- Born: Simbarashe Mhere 29 October 1988 Harare, Zimbabwe
- Died: 31 January 2015 (aged 26) Johannesburg, South Africa
- Resting place: Westpark Cemetery
- Other name: Half Man Half Amazing
- Education: Randpark High School
- Alma mater: University of Johannesburg
- Occupations: Actor; Presenter; TV personality;
- Years active: 2009–2015
- Height: 185 m (606 ft 11 in)
- Parents: Joseph Mhere (father); Angela Mhere (mother);
- Relatives: Valerie Mhere (sister)

= Simba Mhere =

Zimbabwean-South African actor and presenter (1988–2015)
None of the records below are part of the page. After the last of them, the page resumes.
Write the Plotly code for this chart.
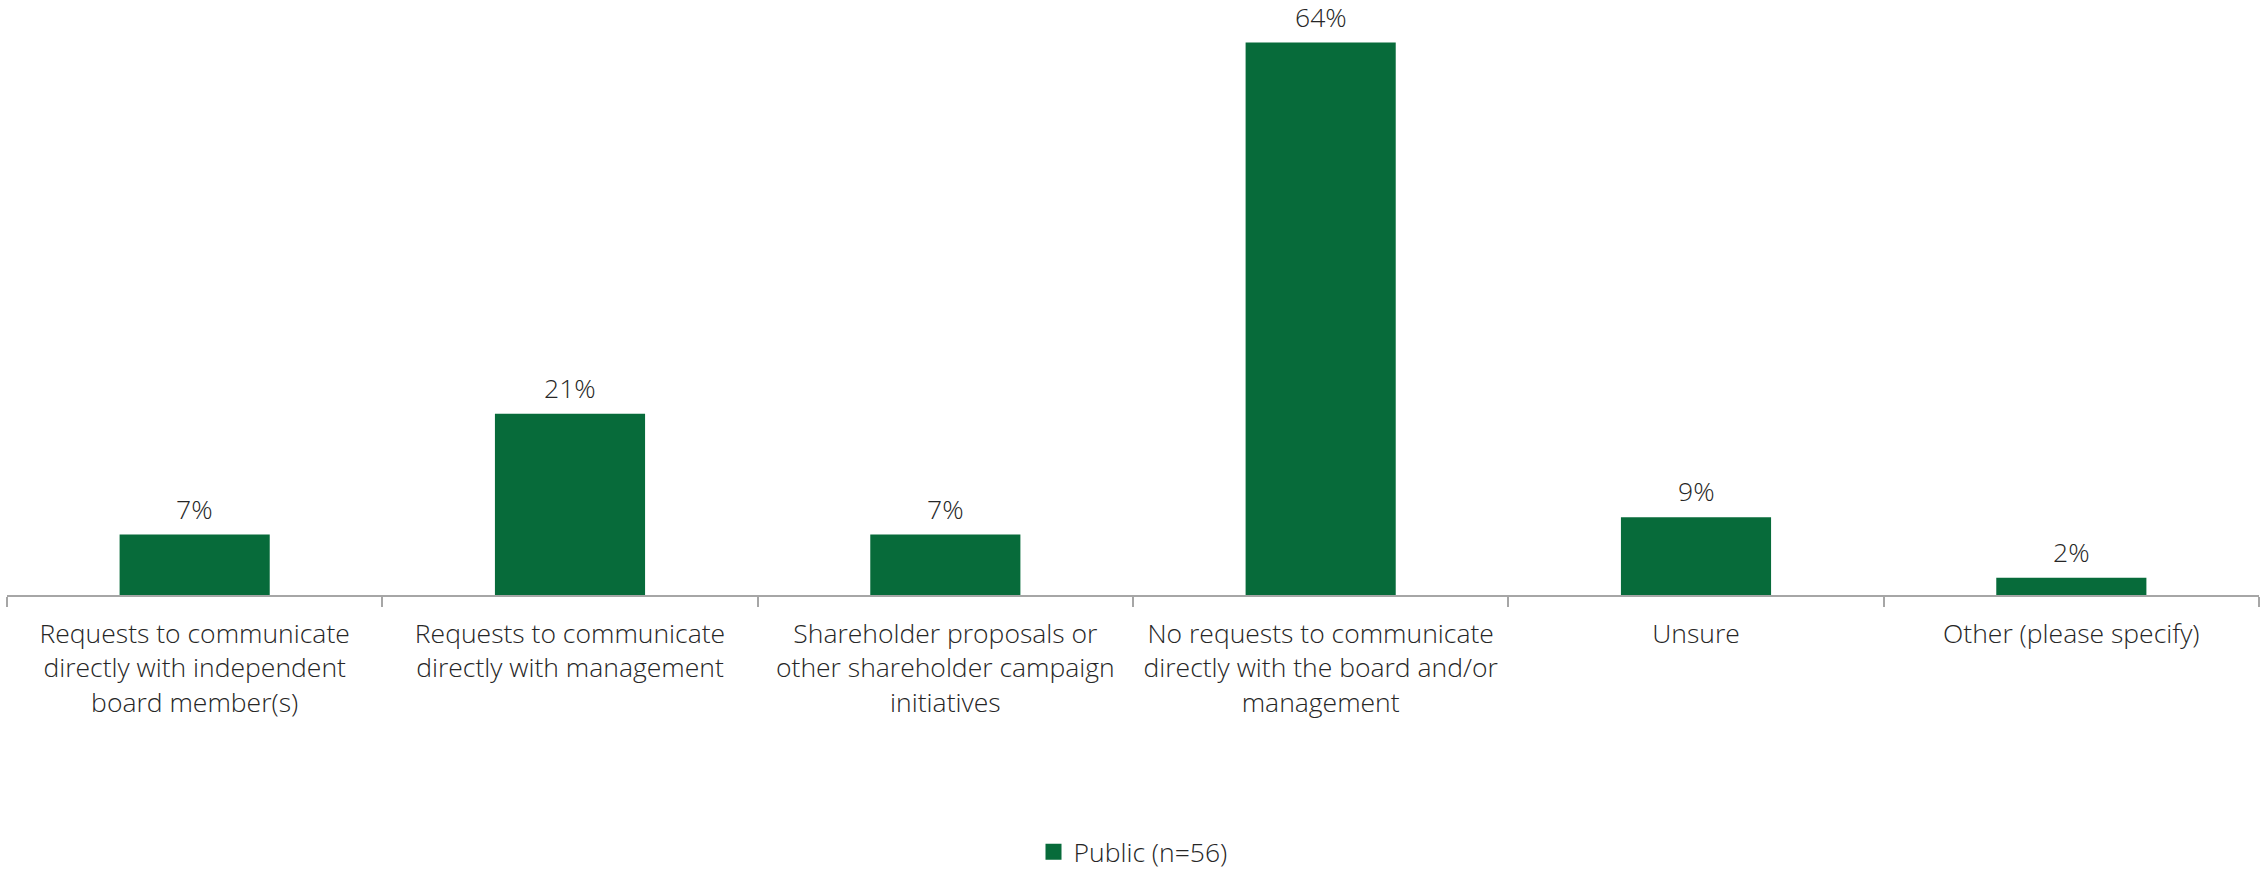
import plotly.graph_objects as go

# Survey responses (share of respondents, %)
categories = [
    "Requests to communicate<br>directly with independent<br>board member(s)",
    "Requests to communicate<br>directly with management",
    "Shareholder proposals or<br>other shareholder campaign<br>initiatives",
    "No requests to communicate<br>directly with the board and/or<br>management",
    "Unsure",
    "Other (please specify)",
]
values = [7, 21, 7, 64, 9, 2]
series_name = "Public (n=56)"

GREEN = "#076B3A"
AXIS_GREY = "#A6A6A6"
TEXT = "#262626"
FONT = dict(family="Open Sans", size=26.5, color=TEXT, weight=300)

fig = go.Figure()

fig.add_trace(
    go.Bar(
        x=categories,
        y=values,
        name=series_name,
        marker=dict(color=GREEN, line=dict(width=0)),
        cliponaxis=False,
        showlegend=False,
    )
)

# Value labels sitting a little above each bar
for cat, val in zip(categories, values):
    fig.add_annotation(
        x=cat,
        y=val,
        text=f"{val}%",
        showarrow=False,
        yanchor="bottom",
        yshift=7,
        borderpad=0,
        font=FONT,
    )

# Legend entry with a larger square swatch
fig.add_trace(
    go.Scatter(
        x=[None],
        y=[None],
        mode="markers",
        name=series_name,
        marker=dict(symbol="square", size=17, color=GREEN),
        showlegend=True,
    )
)

fig.update_layout(
    width=2262,
    height=872,
    margin=dict(l=7, r=3, t=8, b=277, autoexpand=False),
    paper_bgcolor="white",
    plot_bgcolor="white",
    bargap=0.6,
    font=FONT,
    showlegend=True,
    legend=dict(
        orientation="h",
        x=0.5,
        xanchor="center",
        y=-0.438,
        yanchor="middle",
        font=FONT,
        itemwidth=30,
        borderwidth=0,
    ),
    xaxis=dict(
        type="category",
        automargin=False,
        showline=True,
        linecolor=AXIS_GREY,
        linewidth=2,
        ticks="outside",
        tickson="boundaries",
        ticklen=10,
        tickcolor=AXIS_GREY,
        tickwidth=2,
        tickfont=FONT,
        ticklabelstandoff=14,
        showgrid=False,
    ),
    yaxis=dict(
        range=[0, 68],
        visible=False,
        showgrid=False,
        zeroline=False,
    ),
)

fig.write_html("out.html")
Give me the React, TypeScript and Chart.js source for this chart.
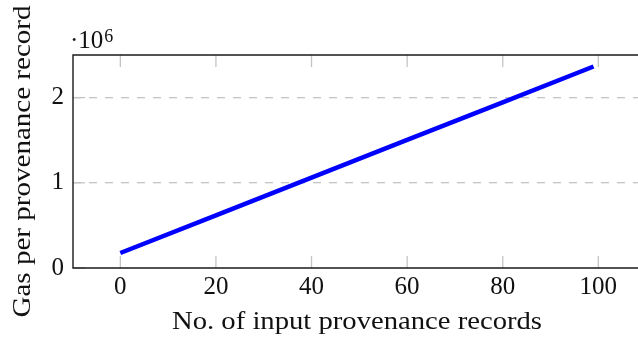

Simbarashe "Simba" Mhere (29 October 1988 – 31 January 2015) was a Zimbabwe-born South African actor, presenter and television personality. He is best known for winning the 2010 Top Billing Presenter Search.

== Early life ==
Mhere was born on 29 October 1988 in Harare, Zimbabwe to Joseph and Angela Mhere. He had one younger sister, Valerie, who is a 100m and 200m sprinter. When he was a one-year old baby, his family moved to South Africa. Then he attended Randpark High School for studies. He later graduated with BComm degree in accounting from the University of Johannesburg.

==Career==
In 2010, he won the lifestyle show, Top Billing Presenter Search, where he rose to prominence. Since that, he worked as a voice-over artist for many radio and television programs. Apart from that, he also worked as a stage host for film award ceremonies and beauty pageants such as the Mrs SA pageant in 2013.

== Death ==
On 31 January 2015, 05:00 SAST local time, Mhere travelled to O. R. Tambo International Airport with his friend, blogger and social commentator Kady-Shay O'Bryan and his father to board a flight to the J&B Met horse race taking place in Cape Town. Then his Mitsubishi vehicle collided with another car VW Polo GTI on William Nicol Drive in Fourways, Johannesburg after that car flew over an island and encroached into his lane. Simba (26 years) and Kady-Shay (29 years) were killed in a head-on collision in the early hours of the morning, and his father survived the crash. A total of eight people died in the accident, including passengers from at least one other vehicle that got caught up in the crash. Mhere and O'Bryan were pronounced dead at the scene, His memorial service was held on 5 February 2015 at the Rhema Bible Church in Randburg, South Africa. Several tributes were paid by his colleagues and friends during the memorial service and his funeral service and then his body was buried at the Westpark Cemetery.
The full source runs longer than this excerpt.